Her thread was about rape and little kids dressing provocatively and family values and things like that.  She mostly lingered on the rape topic.  Rape is something that is a very sore subject with me for several reasons.  My close friends and family know that I've gone through some traumatic things and one of them was rape.  It's something that changes your life for the rest of your life, not just for the moment or for a short time, but forever.  It puts doubt about certain things in your head that wouldn't have otherwise been there.  It puts fear in your heart and soul where it wouldn't have normally been there.  It makes you cry when there would have normally had been a laugh.  It takes the smile from your face and turns it into a sorrowful scowl.  It leaves a scar on your spirit that you can't erase. 

However, because you've been through something like that, as traumatic as it really is, doesn't mean your life is ended or not worth living any more.  I have long since come to terms with what I went through, educated others with my unfortunate experience so that they might not experience the same and have 99% healed and forgave.  This girl, though she had been through the same thing in her life not that long ago (and yes I did read what she went through), made a comment that really upset me.  She said in like words that one shouldn't be punished for raping another because it offers no substantial form of healing for the victim. 

I disagree.  It may not be a comfort and it may not even heal each individual that experiences rape but for me it gave me hope in knowing that what he did wrong didn't go unpunished.  I understand that it's nothing in comparison to what the victim went through but it's something. 
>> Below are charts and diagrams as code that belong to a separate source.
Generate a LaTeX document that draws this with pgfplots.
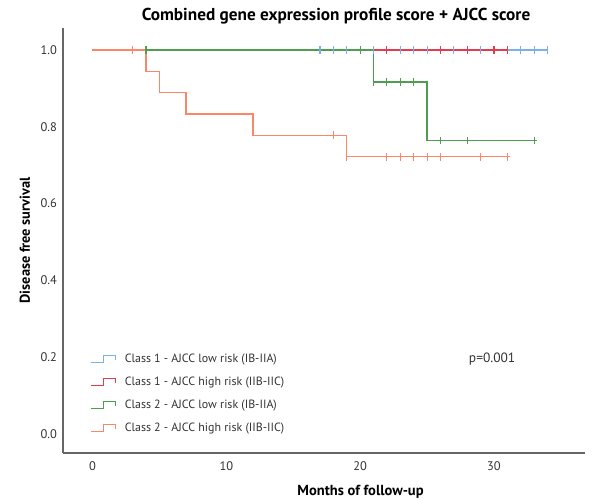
\documentclass[border=0pt]{standalone}
\usepackage{fontspec}
\setmainfont{PT Sans}
\usepackage{pgfplots}
\pgfplotsset{compat=1.18}

\definecolor{kmblue}{HTML}{7AB2E4}
\definecolor{kmred}{HTML}{E23C50}
\definecolor{kmgreen}{HTML}{4F9E4F}
\definecolor{kmorange}{HTML}{FA8868}
\definecolor{axgray}{HTML}{666666}
\definecolor{txtgray}{HTML}{333333}

\pgfplotsset{
  km/.style={const plot, line width=1.4bp, mark=none},
  cens/.style={only marks, mark=|, mark size=3.8bp, line width=1.1bp, forget plot},
}

\begin{document}
\begin{tikzpicture}
\useasboundingbox (0,0) rectangle (592bp,500bp);
\begin{axis}[
    at={(63bp,47bp)}, anchor=south west,
    scale only axis,
    width=522bp, height=425bp,
    xmin=-2.2, xmax=36.8,
    ymin=-0.0495, ymax=1.0573,
    axis x line*=bottom, axis y line*=left,
    axis line style={axgray, line width=1.2bp, -},
    xtick={0,10,20,30},
    ytick={0,0.2,0.4,0.6,0.8,1.0},
    major tick length=0pt,
    /pgf/number format/assume math mode=true,
    tick label style={font=\fontsize{12.5}{14}\selectfont, text=txtgray},
    xticklabel style={anchor=center, yshift=-13bp},
    yticklabel style={anchor=east, inner sep=0pt, xshift=-6bp,
      /pgf/number format/fixed, /pgf/number format/fixed zerofill,
      /pgf/number format/precision=1},
    title={Combined gene expression profile score + AJCC score},
    title style={at={(axis cs:18.2,1.073)}, anchor=center, font=\bfseries\fontsize{17.3}{20}\selectfont},
    xlabel={Months of follow-up},
    xlabel style={at={(axis cs:20.03,-0.151)}, anchor=center, font=\bfseries\fontsize{14.6}{17}\selectfont},
    ylabel={Disease free survival},
    ylabel style={at={(axis cs:-5.04,0.504)}, anchor=center, font=\bfseries\fontsize{14.4}{17}\selectfont},
    clip=false,
    legend cell align=left,
    legend style={at={(rel axis cs:0.046,0.24)}, anchor=north west, draw=none, fill=none,
      font=\fontsize{12}{14}\selectfont, text=txtgray,
      row sep=11bp,
      nodes={inner sep=0pt, text height=9bp, text depth=3bp},
      /tikz/every odd column/.append style={column sep=0pt}},
    legend image code/.code={
      \path[draw=none, fill=none] (0bp,0bp) -- (34bp,0bp);
      \draw[#1, line width=1.1bp] (0bp,-3.5bp) -- (13bp,-3.5bp) -- (13bp,3.5bp) -- (25bp,3.5bp) -- (25bp,-1bp);
    },
]
% Class 1 - low risk
\addplot[km, kmblue] coordinates {(0,1) (34,1)};
\addlegendentry{Class 1 - AJCC low risk (IB-IIA)}
\addplot[cens, kmblue] coordinates {
  (17,1) (18,1) (19,1) (21,1) (23,1) (24,1) (25,1) (27,1) (29,1) (32,1) (33,1) (34,1)};

% Class 1 - high risk
\addplot[km, kmred] coordinates {(0,1) (31,1)};
\addlegendentry{Class 1 - AJCC high risk (IIB-IIC)}
\addplot[cens, kmred] coordinates {(22,1) (26,1) (28,1) (30,1) (31,1)};

% Class 2 - low risk
\addplot[km, kmgreen] coordinates {
  (0,1) (21,0.917) (25,0.764) (33.2,0.764)};
\addlegendentry{Class 2 - AJCC low risk (IB-IIA)}
\addplot[cens, kmgreen] coordinates {
  (4,1) (20,1) (21,0.917) (22,0.917) (23,0.917) (24,0.917)
  (26,0.764) (28,0.764) (33,0.764)};

% Class 2 - high risk
\addplot[km, kmorange] coordinates {
  (0,1) (4,0.944) (5,0.889) (7,0.833) (12,0.778) (19,0.722) (31.2,0.722)};
\addlegendentry{Class 2 - AJCC high risk (IIB-IIC)}
\addplot[cens, kmorange] coordinates {
  (3,1) (18,0.778) (19,0.722) (22,0.722) (23,0.722) (24,0.722)
  (25,0.722) (26,0.722) (29,0.722) (31,0.722)};

\node[font=\fontsize{13.5}{15}\selectfont, text=txtgray] at (axis cs:29.86,0.195) {p=0.001};
\end{axis}
\end{tikzpicture}
\end{document}
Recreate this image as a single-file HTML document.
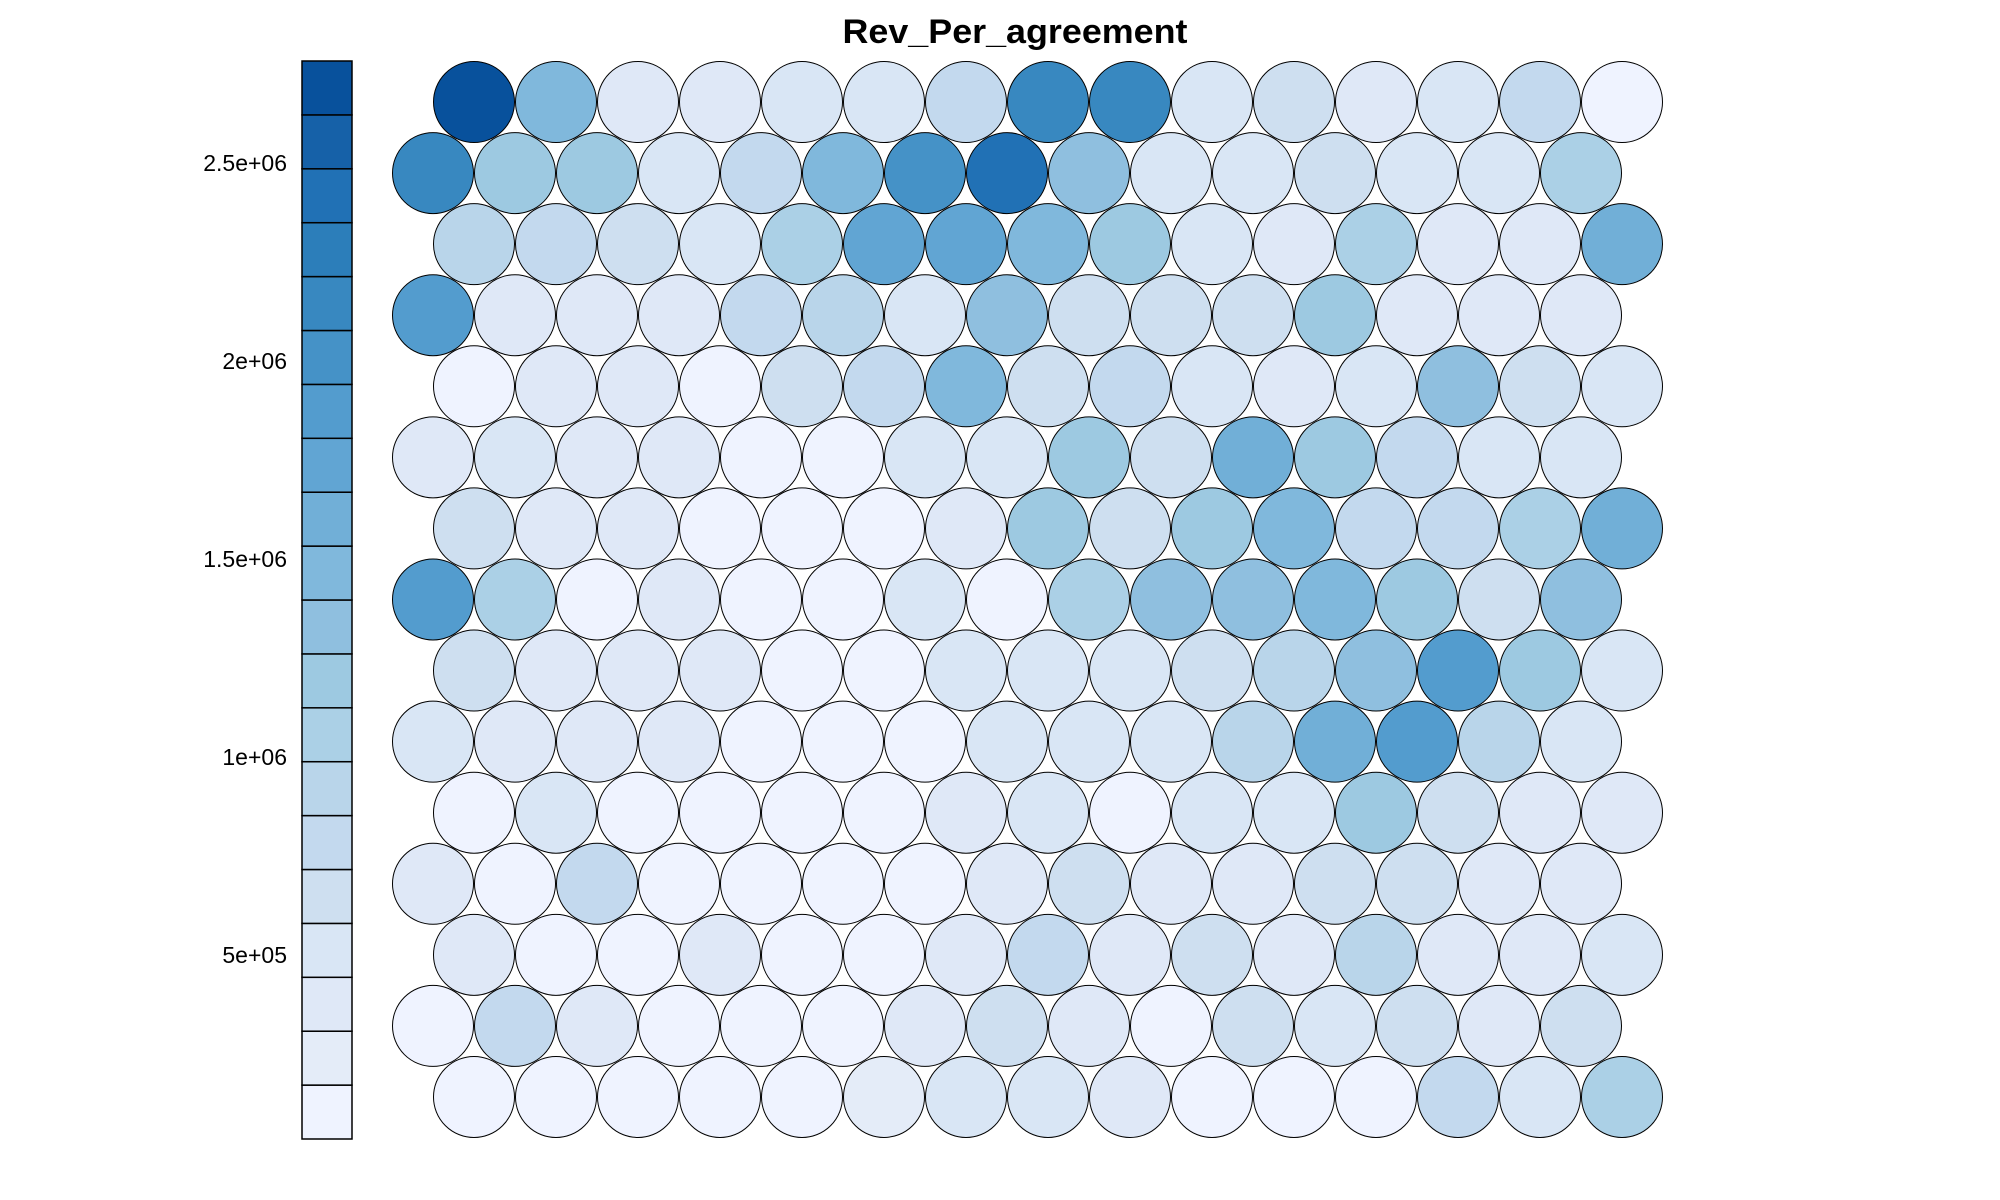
<!DOCTYPE html>
<html><head><meta charset="utf-8"><style>
html,body{margin:0;padding:0;background:#fff;}
svg{display:block;font-family:"Liberation Sans",Arial,sans-serif;}
</style></head><body>
<svg id="chart" width="2000" height="1200" viewBox="0 0 2000 1200" xmlns="http://www.w3.org/2000/svg">
<text x="1015" y="43" text-anchor="middle" font-size="34" font-weight="bold" textLength="345" lengthAdjust="spacingAndGlyphs">Rev_Per_agreement</text>
<g id="legend"></g>
<g id="cells"></g>
</svg>
<script>
// values in thousands, one array per row (top to bottom)
const row0 = [2689,1464,375,375,511,511,784,2145,2145,511,648,375,511,784,103];
const row1 = [2145,1192,1192,511,784,1464,2009,2417,1328,511,511,648,511,511,1056];
const row2 = [920,784,648,511,1056,1736,1736,1464,1192,511,375,1056,375,375,1600];
const row3 = [1873,375,375,375,784,920,511,1328,648,648,648,1192,375,375,375];
const row4 = [103,375,375,103,648,784,1464,648,784,511,375,511,1328,648,511];
const row5 = [375,511,375,375,103,103,511,511,1192,648,1600,1192,784,511,511];
const row6 = [648,375,375,103,103,103,375,1192,648,1192,1464,784,784,1056,1600];
const row7 = [1873,1056,103,375,103,103,511,103,1056,1328,1328,1464,1192,648,1328];
const row8 = [648,375,375,375,103,103,511,511,511,648,920,1328,1873,1192,511];
const row9 = [511,375,375,375,103,103,103,511,511,511,920,1600,1873,920,511];
const row10 = [103,511,103,103,103,103,375,511,103,511,511,1192,648,375,375];
const row11 = [375,103,784,103,103,103,103,375,648,375,375,648,648,375,375];
const row12 = [375,103,103,375,103,103,375,784,375,648,375,920,375,375,511];
const row13 = [103,784,375,103,103,103,375,648,375,103,648,511,648,375,648];
const row14 = [103,103,103,103,103,239,511,511,375,103,103,103,784,511,1056];
const rows = [row0,row1,row2,row3,row4,row5,row6,row7,row8,row9,row10,row11,row12,row13,row14];
const tickValues = [500,1000,1500,2000,2500];
const tickLabels = ["5e+05","1e+06","1.5e+06","2e+06","2.5e+06"];
const vMin = 35, vMax = 2757;
const palette = ["#eff3ff","#e4ecf8","#dfe8f7","#d9e6f5","#cedff0","#c3d9ee","#b9d5ea","#abd0e6","#9dc9e1","#8fbfdf","#80b8dc","#71afd7","#61a5d3","#539cce","#4592c7","#3888c0","#2c7eba","#2171b5","#1661a8","#08519c"];

const NS="http://www.w3.org/2000/svg";
const nBins = palette.length;
const barX=302, barW=50, barTop=61, barBot=1139;
function yScale(v){return barBot-(v-vMin)/(vMax-vMin)*(barBot-barTop);}
function colorOf(v){let i=Math.floor((v-vMin)/(vMax-vMin)*nBins);i=Math.max(0,Math.min(nBins-1,i));return palette[i];}

const legend=document.getElementById('legend');
for(let i=0;i<nBins;i++){
  const v0=vMin+(vMax-vMin)*i/nBins, v1=vMin+(vMax-vMin)*(i+1)/nBins;
  const r=document.createElementNS(NS,'rect');
  r.setAttribute('x',barX);r.setAttribute('y',yScale(v1));
  r.setAttribute('width',barW);r.setAttribute('height',yScale(v0)-yScale(v1));
  r.setAttribute('fill',palette[i]);r.setAttribute('stroke','#000');r.setAttribute('stroke-width','1.5');
  
  
  legend.appendChild(r);
}
tickValues.forEach((v,i)=>{
  const t=document.createElementNS(NS,'text');
  t.setAttribute('x',287);t.setAttribute('y',yScale(v)+8);
  t.setAttribute('text-anchor','end');t.setAttribute('font-size','23');
  t.textContent=tickLabels[i];
  
  
  legend.appendChild(t);
});

const cells=document.getElementById('cells');
const x0=433, dx=82, y0=102, dy=71.07, rad=40.5;
rows.forEach((row,ri)=>{
  const off = ri%2===0 ? dx/2 : 0;
  row.forEach((v,ci)=>{
    const c=document.createElementNS(NS,'circle');
    c.setAttribute('cx',x0+off+ci*dx);c.setAttribute('cy',y0+ri*dy);c.setAttribute('r',rad);
    c.setAttribute('fill',colorOf(v));c.setAttribute('stroke','#000');c.setAttribute('stroke-width','1');
    
    
    cells.appendChild(c);
  });
});
</script>
</body></html>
One of the things I pride myself in is looking at the things that may not be great or good at all for that matter and turning them into something good or bigger.  I take what someone might see as useless and meaningless and try and turn it into something useful and wonderful.  I see beauty in things that others may find repulsive.  It all depends on how you look at things. 

Just like what I mentioned just now above, your healing from going through a traumatic experience does depend on you.  You can choose to live your life in the depths of hurt, rage, fear and sorrow but if you let those things take you over you will not live for long.  But if you take the horrible things that have come along in your life and make a positive out of them then you are doing more than the average person. 

So anyway, now that I have gotten that off my chest I do feel better.  I don't talk about what I've been through very often or at all even.  It's something that I've chosen to leave in the past and not linger on as it would kill me if I let it.  And what purpose would that serve?  None. 

I'm not perfect.  I'm not flawless.  I'm not above feeling pain, crying or letting my feelings get the best of me from time to time.  I'm human just like the rest of us.  I've sugar-coated things too long to do it anymore. 

To the girl who started that "rape" thread, I am truly sorry if you felt attacked, disrespected or ignored by anything I said specifically; it was not my intent.